§ **Exercise**
Identify the lines that contain the word "matplotlib" and copy each one.

:::::

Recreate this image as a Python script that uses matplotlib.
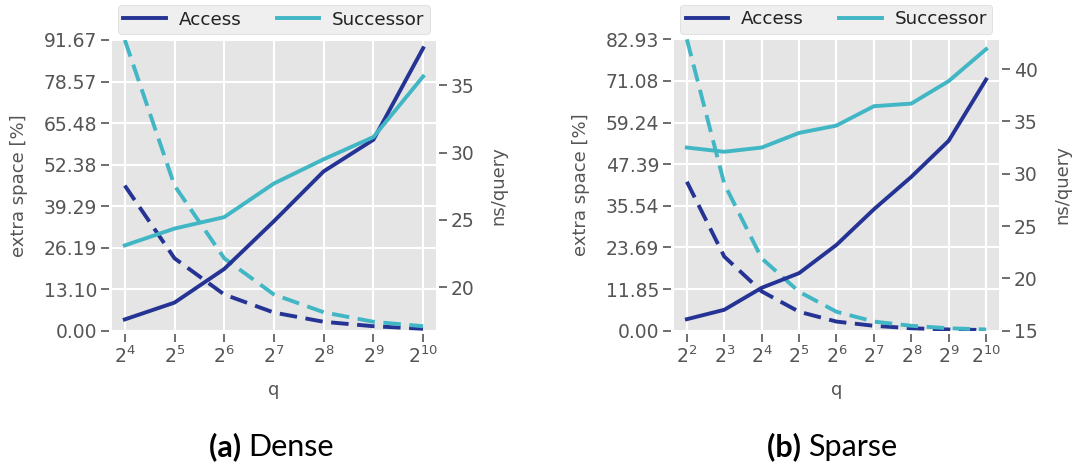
import matplotlib
matplotlib.use("Agg")
import matplotlib.pyplot as plt
import numpy as np

plt.style.use("ggplot")
plt.rcParams["font.family"] = ["DejaVu Sans"]
plt.rcParams["mathtext.fontset"] = "dejavusans"

# q values (log2)
dense_exp = [4, 5, 6, 7, 8, 9, 10]
sparse_exp = [2, 3, 4, 5, 6, 7, 8, 9, 10]

# extra space [%] (dashed, left axis)
dense_space_access = [45.8, 22.9, 11.5, 5.8, 2.9, 1.5, 0.7]
dense_space_succ = [91.67, 45.8, 22.9, 11.5, 5.9, 2.9, 1.5]
sparse_space_access = [42.4, 21.1, 11.2, 5.4, 2.6, 1.4, 0.7, 0.35, 0.2]
sparse_space_succ = [82.93, 41.8, 20.6, 11.1, 5.4, 2.6, 1.4, 0.7, 0.35]

# ns/query (solid, right axis)
dense_time_access = [17.6, 18.85, 21.35, 24.9, 28.6, 30.95, 37.75]
dense_time_succ = [23.1, 24.35, 25.2, 27.7, 29.5, 31.15, 35.65]
sparse_time_access = [16.1, 17.0, 19.1, 20.5, 23.2, 26.6, 29.7, 33.15, 39.0]
sparse_time_succ = [32.5, 32.1, 32.5, 33.9, 34.6, 36.45, 36.7, 38.85, 41.9]

captions = ["Dense", "Sparse"]
tags = ["(a)", "(b)"]

c_access = "#253494"
c_succ = "#41b6c4"
gray = "#555555"


def panel(rect, exps, sp_a, sp_s, t_a, t_s, t_lim, t_ticks):
    ax = fig.add_axes(rect)
    ax2 = ax.twinx()
    q = 2.0 ** np.array(exps)

    ax.plot(q, sp_a, color=c_access, lw=2.8, ls=(0, (4.5, 2.2)))
    ax.plot(q, sp_s, color=c_succ, lw=2.8, ls=(0, (4.5, 2.2)))
    h1, = ax2.plot(q, t_a, color=c_access, lw=2.8, label="Access")
    h2, = ax2.plot(q, t_s, color=c_succ, lw=2.8, label="Successor")

    ax.set_xscale("log", base=2)
    m = 0.043 * (exps[-1] - exps[0])
    ax.set_xlim(2.0 ** (exps[0] - m), 2.0 ** (exps[-1] + m))
    ax.set_xticks(q)
    ax.xaxis.set_major_formatter(matplotlib.ticker.LogFormatterMathtext(base=2))
    ax.xaxis.set_minor_locator(matplotlib.ticker.NullLocator())

    ymax = max(sp_s)
    ax.set_ylim(0, ymax)
    yt = np.linspace(0, ymax, 8)
    ax.set_yticks(yt)
    ax.set_yticklabels([f"{v:.2f}" for v in yt])
    ax2.set_ylim(*t_lim)
    ax2.set_yticks(t_ticks)
    ax2.grid(False)

    ax.grid(True, color="white", lw=1.5)
    for a in (ax, ax2):
        for s in a.spines.values():
            s.set_position(("outward", 2.2))
            s.set_visible(False)
        a.tick_params(axis="both", length=5.5, width=1.2, color=gray,
                      labelcolor=gray, labelsize=13.5, pad=3)

    ax.set_xlabel("q", color=gray, fontsize=13, labelpad=10)
    ax.set_ylabel("extra space [%]", color=gray, fontsize=13, labelpad=11)
    ax2.set_ylabel("ns/query", color=gray, fontsize=13, labelpad=11)

    leg = ax2.legend(handles=[h1, h2], loc="lower center", ncol=2,
                     bbox_to_anchor=(0.5, 1.02), borderaxespad=0,
                     fontsize=13.2, handlelength=2.3, handletextpad=0.7,
                     columnspacing=1.95, frameon=True,
                     facecolor="#ebebeb", edgecolor="#d0d0d0", borderpad=0.3)
    for t in leg.get_texts():
        t.set_color("#222222")
    return ax


fig = plt.figure(figsize=(10.85, 4.66), dpi=100)
fig.patch.set_facecolor("white")

panel([0.1032, 0.2897, 0.2986, 0.6245], dense_exp,
      dense_space_access, dense_space_succ, dense_time_access, dense_time_succ,
      (16.74, 38.36), [20, 25, 30, 35])
panel([0.6212, 0.2903, 0.2995, 0.6253], sparse_exp,
      sparse_space_access, sparse_space_succ, sparse_time_access, sparse_time_succ,
      (15.0, 42.84), [15, 20, 25, 30, 35, 40])

for cx, tag, cap in zip([0.229, 0.745], tags, captions):
    fig.text(cx, 0.022, tag + " ", ha="right", va="baseline", fontsize=22,
             fontweight="bold", family="Lato", color="black")
    fig.text(cx, 0.022, cap, ha="left", va="baseline", fontsize=22,
             family="Lato", color="black")

fig.savefig("out.png", dpi=100)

:::::

§ **Answer for this exercise**
Recreate this image as a Python script that uses matplotlib.
import matplotlib
matplotlib.use("Agg")
import matplotlib.pyplot as plt
    ax.xaxis.set_major_formatter(matplotlib.ticker.LogFormatterMathtext(base=2))
    ax.xaxis.set_minor_locator(matplotlib.ticker.NullLocator())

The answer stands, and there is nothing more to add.